Set the listing down again in full, word for word, with the pictures left out.

• DATA:
/---

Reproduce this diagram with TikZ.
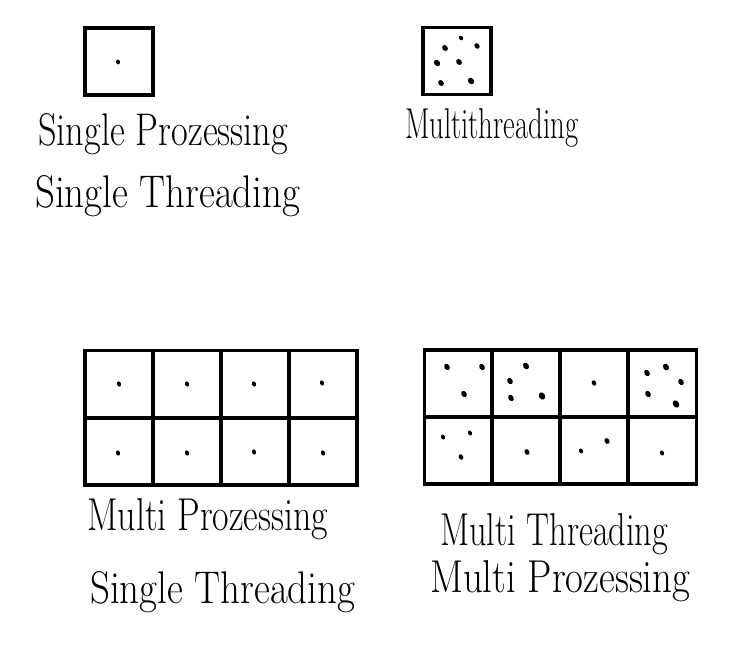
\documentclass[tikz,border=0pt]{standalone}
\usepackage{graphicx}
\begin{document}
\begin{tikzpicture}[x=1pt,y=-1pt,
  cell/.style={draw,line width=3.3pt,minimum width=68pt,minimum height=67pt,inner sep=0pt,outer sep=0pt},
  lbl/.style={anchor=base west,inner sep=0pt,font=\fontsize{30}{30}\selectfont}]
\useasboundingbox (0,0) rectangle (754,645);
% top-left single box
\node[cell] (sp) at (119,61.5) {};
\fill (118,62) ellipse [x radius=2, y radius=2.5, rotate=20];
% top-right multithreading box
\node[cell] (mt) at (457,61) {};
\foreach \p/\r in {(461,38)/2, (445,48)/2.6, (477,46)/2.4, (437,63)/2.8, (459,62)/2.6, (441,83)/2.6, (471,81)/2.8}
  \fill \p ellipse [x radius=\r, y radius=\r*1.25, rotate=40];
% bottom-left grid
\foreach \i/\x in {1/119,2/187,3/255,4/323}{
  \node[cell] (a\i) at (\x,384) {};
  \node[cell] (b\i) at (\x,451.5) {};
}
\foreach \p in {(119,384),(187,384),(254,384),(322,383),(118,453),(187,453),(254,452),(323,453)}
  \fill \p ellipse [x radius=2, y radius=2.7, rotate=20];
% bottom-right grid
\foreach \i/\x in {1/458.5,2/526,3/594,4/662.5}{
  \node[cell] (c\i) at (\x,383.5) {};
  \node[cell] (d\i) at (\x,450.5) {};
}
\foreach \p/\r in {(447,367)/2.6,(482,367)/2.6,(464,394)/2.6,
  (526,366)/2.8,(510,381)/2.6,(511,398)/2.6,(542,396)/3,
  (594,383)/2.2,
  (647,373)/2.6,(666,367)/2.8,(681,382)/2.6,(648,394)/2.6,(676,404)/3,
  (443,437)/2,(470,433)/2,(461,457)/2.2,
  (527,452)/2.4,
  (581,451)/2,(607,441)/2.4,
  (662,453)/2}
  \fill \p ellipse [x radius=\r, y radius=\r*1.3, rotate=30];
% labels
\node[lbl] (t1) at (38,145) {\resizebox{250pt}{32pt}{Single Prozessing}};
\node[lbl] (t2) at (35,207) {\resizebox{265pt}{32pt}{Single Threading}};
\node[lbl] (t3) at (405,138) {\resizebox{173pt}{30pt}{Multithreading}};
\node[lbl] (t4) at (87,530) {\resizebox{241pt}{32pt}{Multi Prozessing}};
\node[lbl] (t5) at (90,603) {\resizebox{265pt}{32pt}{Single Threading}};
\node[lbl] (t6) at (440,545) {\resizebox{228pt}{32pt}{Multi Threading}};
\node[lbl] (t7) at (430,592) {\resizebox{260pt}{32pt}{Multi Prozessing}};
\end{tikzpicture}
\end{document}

\---

• THE RESPONSE:
Reproduce this diagram with TikZ.
\documentclass[tikz,border=0pt]{standalone}
\usepackage{graphicx}
\begin{document}
\begin{tikzpicture}[x=1pt,y=-1pt,
  cell/.style={draw,line width=3.3pt,minimum width=68pt,minimum height=67pt,inner sep=0pt,outer sep=0pt},
  lbl/.style={anchor=base west,inner sep=0pt,font=\fontsize{30}{30}\selectfont}]
\useasboundingbox (0,0) rectangle (754,645);
% top-left single box
\node[cell] (sp) at (119,61.5) {};
\fill (118,62) ellipse [x radius=2, y radius=2.5, rotate=20];
% top-right multithreading box
\node[cell] (mt) at (457,61) {};
\foreach \p/\r in {(461,38)/2, (445,48)/2.6, (477,46)/2.4, (437,63)/2.8, (459,62)/2.6, (441,83)/2.6, (471,81)/2.8}
  \fill \p ellipse [x radius=\r, y radius=\r*1.25, rotate=40];
% bottom-left grid
\foreach \i/\x in {1/119,2/187,3/255,4/323}{
  \node[cell] (a\i) at (\x,384) {};
  \node[cell] (b\i) at (\x,451.5) {};
}
\foreach \p in {(119,384),(187,384),(254,384),(322,383),(118,453),(187,453),(254,452),(323,453)}
  \fill \p ellipse [x radius=2, y radius=2.7, rotate=20];
% bottom-right grid
\foreach \i/\x in {1/458.5,2/526,3/594,4/662.5}{
  \node[cell] (c\i) at (\x,383.5) {};
  \node[cell] (d\i) at (\x,450.5) {};
}
\foreach \p/\r in {(447,367)/2.6,(482,367)/2.6,(464,394)/2.6,
  (526,366)/2.8,(510,381)/2.6,(511,398)/2.6,(542,396)/3,
  (594,383)/2.2,
  (647,373)/2.6,(666,367)/2.8,(681,382)/2.6,(648,394)/2.6,(676,404)/3,
  (443,437)/2,(470,433)/2,(461,457)/2.2,
  (527,452)/2.4,
  (581,451)/2,(607,441)/2.4,
  (662,453)/2}
  \fill \p ellipse [x radius=\r, y radius=\r*1.3, rotate=30];
% labels
\node[lbl] (t1) at (38,145) {\resizebox{250pt}{32pt}{Single Prozessing}};
\node[lbl] (t2) at (35,207) {\resizebox{265pt}{32pt}{Single Threading}};
\node[lbl] (t3) at (405,138) {\resizebox{173pt}{30pt}{Multithreading}};
\node[lbl] (t4) at (87,530) {\resizebox{241pt}{32pt}{Multi Prozessing}};
\node[lbl] (t5) at (90,603) {\resizebox{265pt}{32pt}{Single Threading}};
\node[lbl] (t6) at (440,545) {\resizebox{228pt}{32pt}{Multi Threading}};
\node[lbl] (t7) at (430,592) {\resizebox{260pt}{32pt}{Multi Prozessing}};
\end{tikzpicture}
\end{document}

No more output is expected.